If you’re going to try your hand at spatchcocking (which I promise, is very simple!), you probably are equally as interested in why you should cook chicken this way.
The trickiest part of roasting a chicken is timing. White meat (chicken breasts) cooks and dries out much faster than dark meat (chicken legs and thighs). Traditional trussing can provide some insurance by plumping up the chicken breasts, but doesn’t work very effectively.
Why Spatchcocking Works:
- removing the backbone allows the chicken to lay flat during roasting, which exposes the legs and breasts of the chicken evenly, and allows the dark and white meat to cook quickly and evenly. The heat in most kitchen ovens is very inconsistent, and this method uses this weakness as an advantage.
- spatchcocking exposes all of the skin, resulting in crisper, more evenly golden brown chicken skin (*note: seasoning and salting the chicken well in advance, and allowing it to sit uncovered in the fridge, also helps with this).
- since spatchcocked poultry cooks faster (more surface area, more heat exposure), it allows you to roast at higher temperatures, which promotes even browning.
- spatchcocked chickens are easier to season, as everything lays flat. There is no concern that the awkward crevices won’t be seasoned as evenly as the rest of the bird.
- no trussing required and easier to carve for serving.
Additional Tips for Roast Chicken Success:
- season the whole chicken liberally, on all sides, at least 12 hours or up to 24 hours before roasting. this method delivers a dramatic flavor difference (time allows the seasoning to fully permeate the meat), and refrigerating the bird, uncovered, allows the skin to dry out slightly and crisp up better during roasting.
- my spatchcock chicken recipe below uses Diamond Crystal kosher salt (affiliate link), which sticks and dissolves easily. this kosher salt is significantly less dense (by volume) than other kosher salt brands and varieties; please adjust accordingly using this cooking salts guide.
- if you have a convection oven setting, use it!
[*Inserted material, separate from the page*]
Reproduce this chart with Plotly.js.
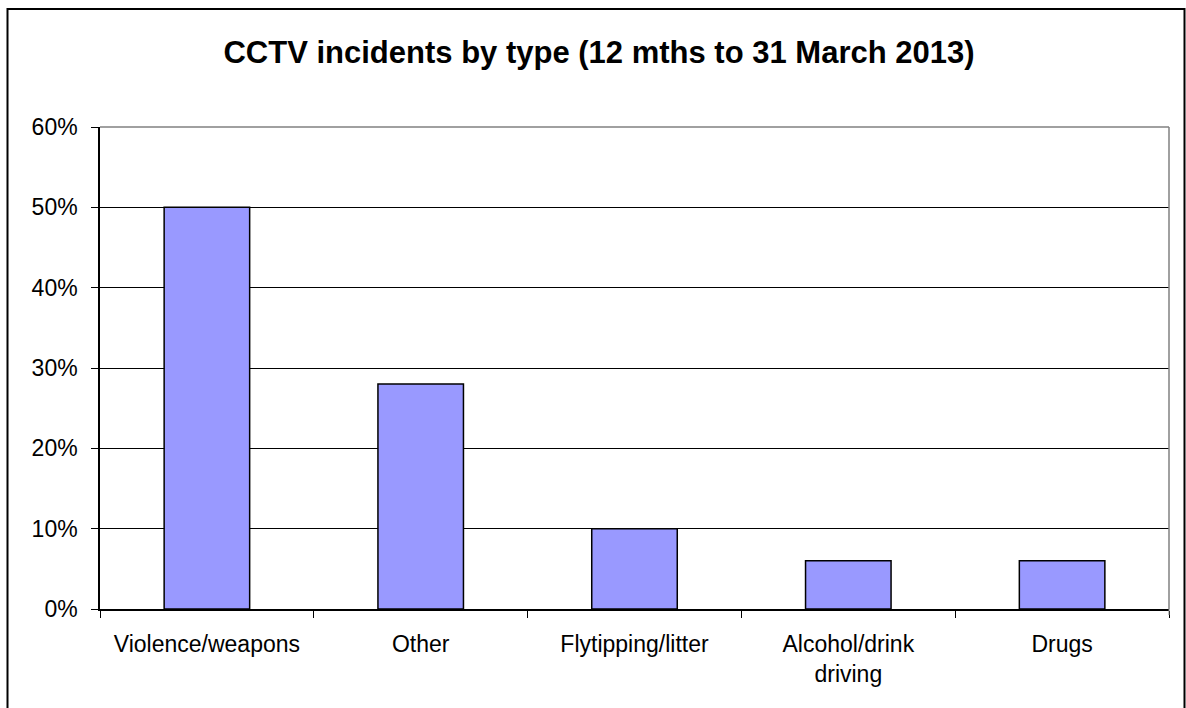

Convection cooking uses a fan to evenly distribute hot air throughout the oven and promotes more even browning, particularly for meat.
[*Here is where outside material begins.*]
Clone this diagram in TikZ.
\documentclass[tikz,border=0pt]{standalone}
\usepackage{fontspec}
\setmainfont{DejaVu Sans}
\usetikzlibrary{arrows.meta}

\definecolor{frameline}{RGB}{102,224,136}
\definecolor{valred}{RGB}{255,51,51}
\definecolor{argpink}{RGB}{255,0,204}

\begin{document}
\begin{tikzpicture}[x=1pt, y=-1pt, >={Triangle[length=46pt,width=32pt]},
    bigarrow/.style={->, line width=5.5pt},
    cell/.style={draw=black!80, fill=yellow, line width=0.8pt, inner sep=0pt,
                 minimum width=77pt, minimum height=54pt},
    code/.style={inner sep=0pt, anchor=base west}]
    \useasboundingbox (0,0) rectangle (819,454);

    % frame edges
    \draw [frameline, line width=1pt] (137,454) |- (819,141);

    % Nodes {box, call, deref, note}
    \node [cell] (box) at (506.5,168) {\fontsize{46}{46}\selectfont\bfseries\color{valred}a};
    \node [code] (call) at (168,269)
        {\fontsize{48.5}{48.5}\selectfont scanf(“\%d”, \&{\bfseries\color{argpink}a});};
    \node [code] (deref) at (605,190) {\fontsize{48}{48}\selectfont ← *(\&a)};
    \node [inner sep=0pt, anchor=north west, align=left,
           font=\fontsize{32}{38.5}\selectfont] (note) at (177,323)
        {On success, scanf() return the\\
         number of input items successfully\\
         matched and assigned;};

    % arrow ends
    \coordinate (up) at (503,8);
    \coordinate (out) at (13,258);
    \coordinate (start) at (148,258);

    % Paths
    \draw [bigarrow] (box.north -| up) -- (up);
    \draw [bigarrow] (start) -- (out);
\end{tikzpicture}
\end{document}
- remove the chicken from the refrigerator an hour before roasting; this allows the chicken to come closer to room temperature before it hits the hot oven air, which reduces cook time, ensures even cooking, and better browning of the skin.
- allow the chicken to rest for at least 15 to 20 minutes before carving. this allows the juices in the bird to distribute themselves more evenly throughout the meat, resulting in juicier meat.
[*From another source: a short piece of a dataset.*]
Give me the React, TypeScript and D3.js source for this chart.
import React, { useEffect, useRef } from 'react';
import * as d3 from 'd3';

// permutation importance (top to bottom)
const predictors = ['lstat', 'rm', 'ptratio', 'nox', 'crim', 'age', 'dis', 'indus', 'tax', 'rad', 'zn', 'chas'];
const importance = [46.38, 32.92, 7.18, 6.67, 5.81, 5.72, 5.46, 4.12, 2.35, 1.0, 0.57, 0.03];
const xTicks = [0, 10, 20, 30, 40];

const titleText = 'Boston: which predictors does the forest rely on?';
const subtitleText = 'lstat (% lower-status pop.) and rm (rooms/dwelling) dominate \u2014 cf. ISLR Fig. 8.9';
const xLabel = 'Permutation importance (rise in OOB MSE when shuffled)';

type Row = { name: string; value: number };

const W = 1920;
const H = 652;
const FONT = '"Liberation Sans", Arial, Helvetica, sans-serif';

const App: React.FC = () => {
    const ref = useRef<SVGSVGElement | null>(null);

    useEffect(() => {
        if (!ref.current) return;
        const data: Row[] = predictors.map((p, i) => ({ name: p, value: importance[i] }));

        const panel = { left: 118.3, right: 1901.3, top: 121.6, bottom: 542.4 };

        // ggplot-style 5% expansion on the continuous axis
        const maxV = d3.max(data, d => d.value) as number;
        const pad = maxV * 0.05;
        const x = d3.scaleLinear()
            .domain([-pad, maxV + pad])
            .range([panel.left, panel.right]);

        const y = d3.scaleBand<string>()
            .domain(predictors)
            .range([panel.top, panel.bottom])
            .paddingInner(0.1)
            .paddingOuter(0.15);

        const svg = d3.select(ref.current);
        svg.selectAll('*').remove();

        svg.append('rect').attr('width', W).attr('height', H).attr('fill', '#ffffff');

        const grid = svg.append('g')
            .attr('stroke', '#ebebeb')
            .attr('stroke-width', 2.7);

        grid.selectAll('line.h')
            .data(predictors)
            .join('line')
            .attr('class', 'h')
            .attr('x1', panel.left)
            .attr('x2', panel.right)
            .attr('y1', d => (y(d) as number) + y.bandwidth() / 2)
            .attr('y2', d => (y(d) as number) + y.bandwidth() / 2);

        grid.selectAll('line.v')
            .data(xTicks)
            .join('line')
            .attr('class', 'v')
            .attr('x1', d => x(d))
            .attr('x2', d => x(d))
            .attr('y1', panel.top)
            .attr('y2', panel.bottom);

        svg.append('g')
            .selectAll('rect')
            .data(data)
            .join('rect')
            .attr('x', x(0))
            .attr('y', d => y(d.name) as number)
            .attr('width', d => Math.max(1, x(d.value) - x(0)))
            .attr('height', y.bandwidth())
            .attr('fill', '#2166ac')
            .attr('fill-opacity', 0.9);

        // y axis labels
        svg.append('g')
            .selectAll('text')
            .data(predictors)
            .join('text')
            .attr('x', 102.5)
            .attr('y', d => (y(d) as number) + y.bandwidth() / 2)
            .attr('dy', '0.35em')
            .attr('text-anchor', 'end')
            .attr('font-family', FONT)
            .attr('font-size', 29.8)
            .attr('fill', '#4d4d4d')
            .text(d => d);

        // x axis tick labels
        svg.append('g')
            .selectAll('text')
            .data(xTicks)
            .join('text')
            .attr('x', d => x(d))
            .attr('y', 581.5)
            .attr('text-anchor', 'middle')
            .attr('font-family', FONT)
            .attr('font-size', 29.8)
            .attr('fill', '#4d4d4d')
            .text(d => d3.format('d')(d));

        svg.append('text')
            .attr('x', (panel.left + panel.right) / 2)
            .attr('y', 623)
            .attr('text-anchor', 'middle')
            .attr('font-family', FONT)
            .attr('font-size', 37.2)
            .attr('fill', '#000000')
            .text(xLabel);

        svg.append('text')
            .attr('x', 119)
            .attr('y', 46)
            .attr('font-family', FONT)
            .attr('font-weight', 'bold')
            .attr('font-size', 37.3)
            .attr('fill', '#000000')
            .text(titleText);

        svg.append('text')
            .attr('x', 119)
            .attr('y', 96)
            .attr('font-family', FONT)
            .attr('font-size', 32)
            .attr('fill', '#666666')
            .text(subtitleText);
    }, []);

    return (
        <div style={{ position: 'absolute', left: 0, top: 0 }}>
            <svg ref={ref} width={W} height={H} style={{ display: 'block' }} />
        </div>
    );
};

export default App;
- remove the legs (cutting the drumsticks from the thighs, if desired), then remove the entire chicken breasts and carve at a slight angle against the grain of the meat to create tender cuts of meat.
- mix up the seasoning with your favorite fresh herbs or spice blend
How to Serve Roast Spatchcock Chicken:
- serve as a main course with a side of vegetables (this green beans almondine recipe would be a great choice!) and simple salad
- prep and save the leftovers for main course salads (such as my guacamole greens salad or Middle Eastern chicken salad), grain bowls, or add to soups just before serving!
Simple Spatchcock Chicken
- 4 to 6 teaspoons Diamond Kosher Crystal salt note: this quantity should be determined by your taste preference, but is also specific to this brand and variety of salt, and will need to be reduced if using other salts, which have higher density by volume
- ½ teaspoon freshly ground black pepper
- zest of 1 lemon
- 1 tablespoon finely chopped fresh thyme leaves
- 4 to 4½ lb whole chicken, without giblets
- extra virgin olive oil for brushing
- Complete the day before roasting: In a small bowl, combine the salt, black pepper, lemon zest, and fresh thyme. Rub the mixture together with your fingertips to infuse the salt completely. Remove the chicken from its packaging (discarding any excess liquid into the sink or trash) and place breast-side down (with the neck facing towards you) on a large cutting board.
- Using good-quality kitchen or poultry shears and holding the neck in one hand, cut along one side of the chicken spine, separating it from the ribs. Cut closely to the spine so that you do not remove any excess meat. Continue to cut about ¾ along the spine on one side, repeat on the other side of the spine. Grip the spine for leverage and continue cutting on both sides to remove it completely. If you are having difficulty, rotate the bird so that the tail faces you and cut from the opposite side.
- Reserve the spine for homemade stock or a quick pan jus. Flip the chicken so that the breasts face upward and the chicken legs face outward on both sides. Using the palm of your hands, press along the breast bone with some force to flatten the chicken completely. You might hear a slight crack. The legs and breasts should lay completely flat. Pat the chicken dry with paper towels on both sides.
- Season the chicken evenly and liberally on both sides with the salt mixture, both on top of the skin and under the skin on both the legs and breasts by gently lifting the skin (being careful not to tear it). Place the chicken, breast side up, on a wire rack set within a half sheet pan - or other suitable rimmed dish that can fit within your refrigerator. Transfer seasoned chicken to the bottom shelf of your fridge (be sure it is not touching other fridge items) and refrigerate, uncovered, for at least 12 hours or up to a full day.
- To Roast the Chicken (Next Day): Remove the chicken from the fridge and allow to sit out at room temperature for an hour before roasting. This allows the chicken to come to room temperature, and will ensure it cooks more quickly, evenly, and will promote even browning and crisping of the skin. Preheat the oven, with a rack in the upper-middle position, to 425°F (218°C). Note: If you have a convection oven setting, I encourage you to use it - convection cooking uses a fan to evenly distribute hot air throughout the oven and promotes more even roasting/browning, particularly for meat.
- Transfer the chicken, breast side up, onto a wire rack set within a clean, room temperature sheet pan. Tuck the wings under the breasts. Brush the chicken on all sides, with extra virgin olive oil. Roast for about 45 to 50 minutes, rotating the pan once or twice during cooking, or until the juices run clear when you cut between the leg and the thigh, the bird is evenly golden brown, and the thickest part of the breast reads 157°F-160°F (71°C) on an instant thermometer. The temperature of the chicken will increase as it rests as much as 10 degrees, so you do not want to remove the chicken any later, or the chicken breast will begin to dry out.
- Allow the chicken to rest for at least 15 minutes before carving – slice away the legs. Then remove the entire breasts from the breast bone. Store for meal prep or slice against the grain and serve immediately.